Post # 1
Okay, so I’m curious…
I’ve read a few posts saying you have up to a year?? (really that seems long) to send a thank you note after the wedding.
I always thought that , okay yes I can understand a year if you’re writing them out personally… but we just got one from Future Sister-In-Law and her husband on Friday… and it wasn’t even personalized! Just a picture with “thank you” and their wedding date.
I’m not sure why but it rubbed me the wrong way (maybe because she rubs me the wrong way in general and I find her kind of flakey)
I just felt that if she waited THIS long, there should have been at least a hand written.. something… ANYTHING?!
am I alone on this? or just being picky?
Post # 3
@mayflowerbride13: This would annoy me too. It’s kind of like when you write a letter to a company or something and you get the generic response letter. Hmph!
Post # 4
It would rub me the wrong way, too. I know the etiquette says up to a year, but it really should be as soon as possible…AND personalized.
Post # 5
- Wedding: July 2012 - The Gables Inn, Santa Rosa, CA
No– you’re not alone. Thank you notes SHOULD be hand written; and honestly– I think a year is too long, but that’s a personal thing.
In my opinion, just sending a picture with a generic “thank you” on it is very insincere, and will likely be seen by many people as rude. If someone takes the time to give you a gift, you should thank them. Spending 5 minutes on a mass mailing is NOT a thank you.
Post # 6
The guests have up to a year to send the couple a gift, but etiquette states that the couple should write their thank you note as soon as possible after the gift is received.
Post # 7
We started writing ours when we returned from our honeymoon on Wednesday and they’re all going out in the mail this morning. And I was sick for most of the weekend. I don’t really understand why it’s so difficult for people to get their Thank You notes done. It took no more than a few hours, and I was able to watch football during that time.
Post # 8
- Wedding: July 2012 - Baltimore Museum of Industry
No, the etiquette is not a year for thank yous- it’s 3 months, but you should try to send as soon as possible. Guests have a year to send a gift.
We had thank yous for gifts received at the wedding done within 2 months. To make it easier, I had pre-addressed envelopes for those who had RSVP’d, and I drafted the thank yous in email first, so I wouldn’t waste too many cards.
Even with a large guest list, 3 months is certainly doable, if you do a few every day. I’d also be a little annoyed with a generic thank you- it takes less than 5 minutes to personalize a card!
Post # 9
My dad thought I was being crazy and just bitchy when I was like, wow 11 months late and not even a “dear brother n future sil”
I did personalized notes even just for our engagement party.. like why not write a thank you ont he back of the picture?

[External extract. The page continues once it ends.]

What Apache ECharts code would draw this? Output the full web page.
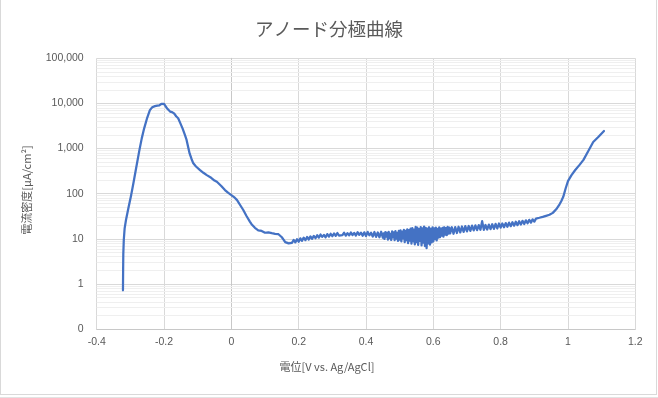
<!DOCTYPE html>
<html>
<head>
  <meta charset="utf-8">
  <style type="text/css">
      body, html {
        margin: 0;
        width: 658px;
        height: 398px;
        background: #fff;
        overflow: hidden;
      }
      #main {
        position: absolute;
        left: 0; top: 0;
        width: 658px;
        height: 398px;
      }
      #frame {
        position: absolute;
        left: 0; top: -1px;
        width: 657px; height: 396px;
        box-sizing: border-box;
        border: 1px solid #d9d9d9;
        pointer-events: none;
      }
      #edge {
        position: absolute;
        left: 0; top: 397px;
        width: 658px; height: 1px;
        background: #e3e3e3;
      }
  </style>
  <script src="https://cdn.jsdelivr.net/npm/echarts@6/dist/echarts.min.js"></script>
</head>
<body>
  <div id="main"></div>
  <div id="frame"></div>
  <div id="edge"></div>
<script>
// 電位 [V vs. Ag/AgCl]
var potential = [
  -0.322, -0.3215, -0.321, -0.3195, -0.317, -0.313, -0.305, -0.298, -0.291, -0.282,
  -0.273, -0.266, -0.259, -0.250, -0.242, -0.235, -0.227, -0.220, -0.214, -0.208,
  -0.204, -0.200, -0.196, -0.190, -0.182, -0.176, -0.170, -0.164, -0.158, -0.152,
  -0.145, -0.138, -0.133, -0.128, -0.124, -0.118, -0.113, -0.105, -0.093, -0.083,
  -0.073, -0.060, -0.050, -0.043, -0.030, -0.019, -0.010, 0.000, 0.008, 0.017,
  0.026, 0.035, 0.045, 0.055, 0.060, 0.065, 0.070, 0.075, 0.080, 0.085,
  0.090, 0.095,
  0.100, 0.105, 0.110, 0.115, 0.120, 0.125, 0.130, 0.135, 0.140, 0.145,
  0.150, 0.155, 0.160, 0.165, 0.170, 0.175, 0.180, 0.185, 0.190, 0.195,
  0.200, 0.205, 0.210, 0.215, 0.220, 0.225, 0.230, 0.235, 0.240, 0.245,
  0.250, 0.255, 0.260, 0.265, 0.270, 0.275, 0.280, 0.285, 0.290, 0.295,
  0.300, 0.305, 0.310, 0.315, 0.320, 0.325, 0.330, 0.335, 0.340, 0.345,
  0.350, 0.355, 0.360, 0.365, 0.370, 0.375, 0.380, 0.385, 0.390, 0.395,
  0.400, 0.405, 0.410, 0.415, 0.420, 0.425, 0.430, 0.435, 0.440, 0.445,
  0.4500, 0.4525, 0.4550, 0.4575, 0.4600, 0.4625, 0.4650, 0.4675, 0.4700, 0.4725,
  0.4750, 0.4775, 0.4800, 0.4825, 0.4850, 0.4875, 0.4900, 0.4925, 0.4950, 0.4975,
  0.5000, 0.5025, 0.5050, 0.5075, 0.5100, 0.5125, 0.5150, 0.5175, 0.5200, 0.5225,
  0.5250, 0.5275, 0.5300, 0.5325, 0.5350, 0.5375, 0.5400, 0.5425, 0.5450, 0.5475,
  0.5500, 0.5525, 0.5550, 0.5575, 0.5600, 0.5625, 0.5650, 0.5675, 0.5700, 0.5725,
  0.5750, 0.5775, 0.5800, 0.5825, 0.5850, 0.5875, 0.5900, 0.5925, 0.5950, 0.5975,
  0.6000, 0.6025, 0.6050, 0.6075, 0.6100, 0.6125, 0.6150, 0.6175, 0.6200, 0.6225,
  0.6250, 0.6275, 0.6300, 0.6325, 0.6350, 0.6375, 0.6400, 0.6425, 0.6450, 0.6475,
  0.650, 0.655, 0.660, 0.665, 0.670, 0.675, 0.680, 0.685, 0.690, 0.695,
  0.700, 0.705, 0.710, 0.715, 0.720, 0.725, 0.730, 0.735, 0.740, 0.745,
  0.750, 0.755, 0.760, 0.765, 0.770, 0.775, 0.780, 0.785, 0.790, 0.795,
  0.800, 0.805, 0.810, 0.815, 0.820, 0.825, 0.830, 0.835, 0.840, 0.845,
  0.850, 0.855, 0.860, 0.865, 0.870, 0.875, 0.880, 0.885, 0.890, 0.895,
  0.900, 0.905, 0.910, 0.915, 0.920, 0.925, 0.930, 0.935, 0.940, 0.945,
  0.950, 0.955, 0.960, 0.967, 0.975, 0.980, 0.986, 0.993, 1.000, 1.010,
  1.021, 1.035, 1.046, 1.060, 1.075, 1.090, 1.107
]

// 電流密度 [μA/cm2]
var current = [
  0.72, 2.0, 4.5, 9.5, 17, 26, 51, 90, 170, 400,
  935, 1700, 2800, 4800, 7100, 8200, 8700, 8900, 9000, 9800,
  10500, 9800, 8900, 7600, 6600, 6400, 6000, 5200, 4700, 3700,
  2800, 2000, 1550, 1050, 780, 580, 470, 400, 333, 290,
  257, 225, 195, 183, 148, 120, 105, 93, 84, 72,
  56, 44, 32, 24, 21, 19.2, 17.5, 16.2, 15.4, 14.6,
  14.9, 13.9,
  13.6, 12.8, 13.9, 12.7, 13.3, 12.5, 12.9, 12.1, 12.6, 11.6,
  10.8, 9.6, 8.4, 8.8, 7.9, 8.7, 8.1, 9.4, 8.3, 9.8,
  8.6, 10.2, 9.0, 10.6, 9.3, 11.0, 9.6, 11.3, 10.0, 11.6,
  10.3, 12.0, 10.6, 12.4, 11.0, 12.2, 10.8, 12.7, 11.2, 12.9,
  11.4, 13.1, 11.6, 13.4, 11.8, 13.0, 12.0, 13.6, 11.7, 13.3,
  11.9, 13.8, 12.1, 13.5, 11.8, 14.0, 12.2, 13.7, 11.6, 13.9,
  11.5, 14.2, 11.9, 13.6, 11.2, 14.1, 11.0, 13.8, 10.8, 14.3,
  10.6, 13.2, 9.9, 14.0, 11.2, 13.6, 9.6, 14.2, 10.3, 12.9,
  9.4, 14.5, 10.8, 13.8, 9.3, 14.8, 10.1, 13.5, 9.0, 15.0,
  9.6, 15.3, 8.7, 14.4, 10.2, 15.8, 8.4, 14.9, 9.3, 16.2,
  8.0, 15.6, 9.1, 16.8, 7.8, 17.2, 8.8, 15.9, 7.5, 18.3,
  8.4, 17.6, 7.3, 16.4, 9.0, 18.2, 7.1, 17.0, 8.2, 18.6,
  6.9, 17.4, 6.2, 16.8, 7.9, 18.0, 7.4, 16.5, 8.3, 17.8,
  8.7, 16.9, 9.8, 17.6, 9.2, 16.6, 10.6, 17.9, 10.9, 16.8,
  11.8, 17.5, 11.2, 18.0, 12.4, 17.2, 12.1, 18.3, 13.0, 17.7,
  13.2, 18.0, 12.9, 18.2, 13.4, 18.5, 13.8, 18.7, 14.2, 19.0,
  14.6, 19.2, 14.9, 19.6, 15.3, 19.8, 15.5, 20.1, 15.8, 24.5,
  15.8, 20.2, 16.0, 20.6, 16.3, 21.0, 16.6, 21.4, 16.9, 21.8,
  17.6, 21.8, 18.0, 22.3, 18.5, 22.8, 19.0, 23.3, 19.5, 23.8,
  20.0, 24.4, 20.6, 25.0, 21.3, 25.6, 22.0, 26.3, 22.8, 27.0,
  24.0, 28.0, 25.3, 29.2, 26.8, 30.6, 28.6, 32.2, 30.6, 34.0,
  35.5, 37.5, 40.5, 47, 58, 68, 85, 130, 190, 255,
  330, 440, 560, 870, 1400, 1800, 2450
]

var xTicks = { min: -0.4, max: 1.2, interval: 0.2 }
var yTicks = { min: 0.1, max: 100000 }

// log minor grid (2..9 x 10^n)
var minorGrid = []
for (var e = -1; e < 5; e++) {
  for (var m = 2; m <= 9; m++) {
    minorGrid.push(+(m * Math.pow(10, e)).toPrecision(3))
  }
}

var labelFont = "'Liberation Sans', 'Noto Sans', sans-serif"
var cjkFont = "'Noto Sans CJK JP', 'Noto Sans', sans-serif"

const chart = echarts.init(document.getElementById('main'), null, { renderer: 'canvas' })

chart.setOption({
  animation: false,
  backgroundColor: 'transparent',
  title: {
    text: 'アノード分極曲線',
    left: 'center',
    top: 15,
    textStyle: {
      fontFamily: cjkFont,
      fontSize: 18.5,
      fontWeight: 'normal',
      color: '#595959'
    }
  },
  grid: { left: 96.7, right: 22.7, top: 58.3, bottom: 69, containLabel: false },
  xAxis: {
    type: 'value',
    min: xTicks.min,
    max: xTicks.max,
    interval: xTicks.interval,
    axisLine: { lineStyle: { color: '#c8c8c8' } },
    axisTick: { show: false },
    splitLine: { show: true, lineStyle: { color: '#d9d9d9' } },
    axisLabel: {
      color: '#595959',
      fontFamily: labelFont,
      fontSize: 10.5,
      margin: 8,
      formatter: function (v) { return String(+v.toFixed(1)) }
    }
  },
  yAxis: {
    type: 'log',
    logBase: 10,
    min: yTicks.min,
    max: yTicks.max,
    axisLine: { show: true, lineStyle: { color: '#c8c8c8' } },
    axisTick: { show: false },
    splitLine: { show: true, lineStyle: { color: '#d9d9d9' } },
    axisLabel: {
      color: '#595959',
      fontFamily: labelFont,
      fontSize: 10.5,
      margin: 13,
      formatter: function (v) {
        if (v < 1) return '0'
        return Math.round(v).toLocaleString('en-US')
      }
    }
  },
  graphic: [
    {
      type: 'text',
      x: 327, y: 367,
      style: {
        text: '電位[V vs. Ag/AgCl]',
        x: 0, y: 0,
        align: 'center', verticalAlign: 'middle',
        font: '11px ' + cjkFont,
        fill: '#595959'
      }
    },
    {
      type: 'text',
      x: 27, y: 190,
      rotation: Math.PI / 2,
      style: {
        text: '電流密度[μA/cm²]',
        x: 0, y: 0,
        align: 'center', verticalAlign: 'middle',
        font: '11px ' + cjkFont,
        fill: '#595959'
      }
    }
  ],
  series: [
    {
      type: 'line',
      data: [],
      z: 1,
      silent: true,
      markLine: {
        z: 1,
        silent: true,
        symbol: 'none',
        label: { show: false },
        lineStyle: { color: '#efefef', type: 'solid', width: 1 },
        data: minorGrid.map(function (v) { return { yAxis: v } })
      }
    },
    {
      type: 'line',
      z: 10,
      showSymbol: false,
      symbol: 'none',
      lineStyle: { color: '#4472c4', width: 2.25, type: 'solid', cap: 'round', join: 'round' },
      data: potential.map(function (v, i) { return [v, current[i]] })
    }
  ]
})
</script>
</body>
</html>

we gave them 350$ FFS!!!! take 2 minutes to friggin write…. ANYTHING!
Post # 10
@sportsgal31: Wow! I thought I was doing well & I’m only about 75% done and we returned from our honeymoon 2 weeks ago…
I agree with PPs – thank you cards should be personalized! (And the “one year” rule is false…and ridiculous.)
Post # 11
You don’t have a year. I’m always shocked by how many people think this. The person has a year to send you a gift, you need to send the thank you note ASAP. But ALWAYS hand-written.
Post # 12
thanks, ladies! That’s what I was thinking.
it only took 3 weeks to get thank yous from our house to the house of the guests for the engagement party (and that includes those long distance! AND we did it on customized cards and wrote like 4-5 line personal notes to EACH AND EVERY GUEST)
sorry I’m just really irritated. ESPECIALLY since she is one of those people who thinks she knows everything/is better than everyone.
well HA. guess you don’t know it all now
sorry, I’m done being crazy now 😉
Post # 13
Not even the names, just “thank you”? I guess she feels herself way too important to do anything “right”!
Post # 14
I don’t mind the picture thank you cards as long as there is a personal note on the back of it also.
ETA: I like the idea of the picture because I go to so many weddings without taking a picture of the bride and groom 🙁 I don’t know why, I just get cought up in the moment 🙂
Post # 15
@happyface: nope! not even names, brutal right?
@LovelyLaura: see, that’s what I mean. I’m all for a picture with a little note on the back. but I’m talking.. small.. WALLET SIZED PICTURE… ugh.
ETA: doesn’t even say “thank you for sharing our special day” or ANYTHINg, just “thank you nov 5, 2011” bah
Post # 16
I’ve heard various times when the cards should be sent, but personally I think they should be sent within a month of returning from the honeymoon (or a month after wedding if you are delaying your hM like we are). I remember it took one of my friends 4 to 5 months and I thought that was kind of rude.